The book starts with some of the simplest pattern recognition algorithms and moves on to higher levels of thought and reasoning. For the most part (not completely!) chapters 2 through 5 deal with one step pattern recognition type problems. But that is not good enough. Most problems involve doing many steps of pattern recognition and we really need to find an architecture that will do many steps of pattern recognition to solve one problem or to cope with the real world. Unfortunately not a lot can be done with this subject. What is done is to introduce the idea of a short term memory that works in conjunction with a long term memory.
Besides the architecture problem there is also the problem of how to represent thoughts within such a system. Symbol processing advocates simply propose structures of symbols. Neural networking advocates have yet to establish good methods for storing structures of thoughts (unless you consider pictures as structured objects but hardly anyone has worked on this).
This section lists some requirements for a human-like architecture including short-term and long-term memory.

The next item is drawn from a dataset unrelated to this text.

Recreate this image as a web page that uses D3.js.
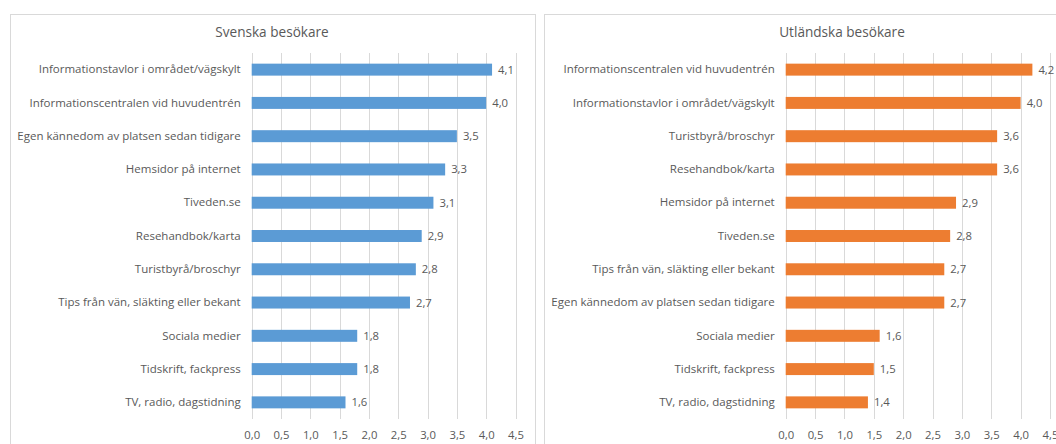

The point here is that the human architecture is interrupt-driven, analog and fallible.
A short section that describes roughly how a PDP architecture can be used to simulate a symbol processing architecture.
This section is largely concerned with the difficulties involved in trying to describe the world entirely with the use of symbols. I believe that Harnad is right in saying that symbols must be defined in terms of pictures, the idea of symbol grounding. The paper by Steven Harnad called, "The Symbol Grounding Problem" is a compressed text file and is available from the Ohio State neuroprose archive.
Its rather easy to store a sequence of symbols, like the words in a line of poetry, in a symbol processing format, you simply use a linked list. To do the same thing in a neural networking format you can use a recurrent network with a short-term memory and get it to "memorize" a list of words. The data for the example network that memorizes the two lines of poetry is included my backprop software.
This section considers how to store the ideas in simple sentences like "John and Mary ate cookies". This is easily done in a symbol processing framework but its not so easily done (as yet) in a neural networking format. This section contains a few of the many ways of storing structured thoughts that have been proposed. I doubt that any of them, not the neural and not the symbolic are the "right" one, the one that people use. If you wonder why I'm obsessed with finding out what people do its because I suspect whatever people are doing in terms of storing and using information is rather clever. After we find out what is going on we may be able to apply the principles somewhat differently in an artificial system. MacLennan commented on some neural methods that are essentially neural implementations of symbolic methods by saying they are "just putting a fresh coat of paint on old, rotting theories".
The RAAM articles by Jordan Pollack are online, first "Implications of Recursive Distributed Representations" from the Ohio State neuroprose archive and second "Recursive Distributed Representations" from the Ohio State neuroprose archive. RAAM is a cute idea but I have to wonder whether its realistic or not.
A variation on RAAM called SRAAM for Sequential RAAM turns trees into a linear list and then stores the list in a RAAM-like procedure. See the article "Tail-Recursive Distributed Representations and Simple Recurrent Networks" by Stan C. Kwasny and Barry L. Kalman available by http from: Washington University in St. Louis. This is not covered in the book.
A newer scheme that may be more realistic and which I don't cover in this section is in the article "Holographic Reduced Representations", by Tony Plate, published in the May 1995 IEEE Transactions on Neural Networks and also online from the University of Toronto. Actually if you FTP to Tony Plate's directory at the University of Toronto you'll find this topic comes in documents of various sizes including a whole thesis.
This section describes these traditional AI data structures. You could make a case that scripts ought to be left until chapter 10 on natural language but since they involve data structuring they also fit in here. Chapter 10 does do more with scripts and I don't do the neural version of scripts here, I leave that for chapter 10.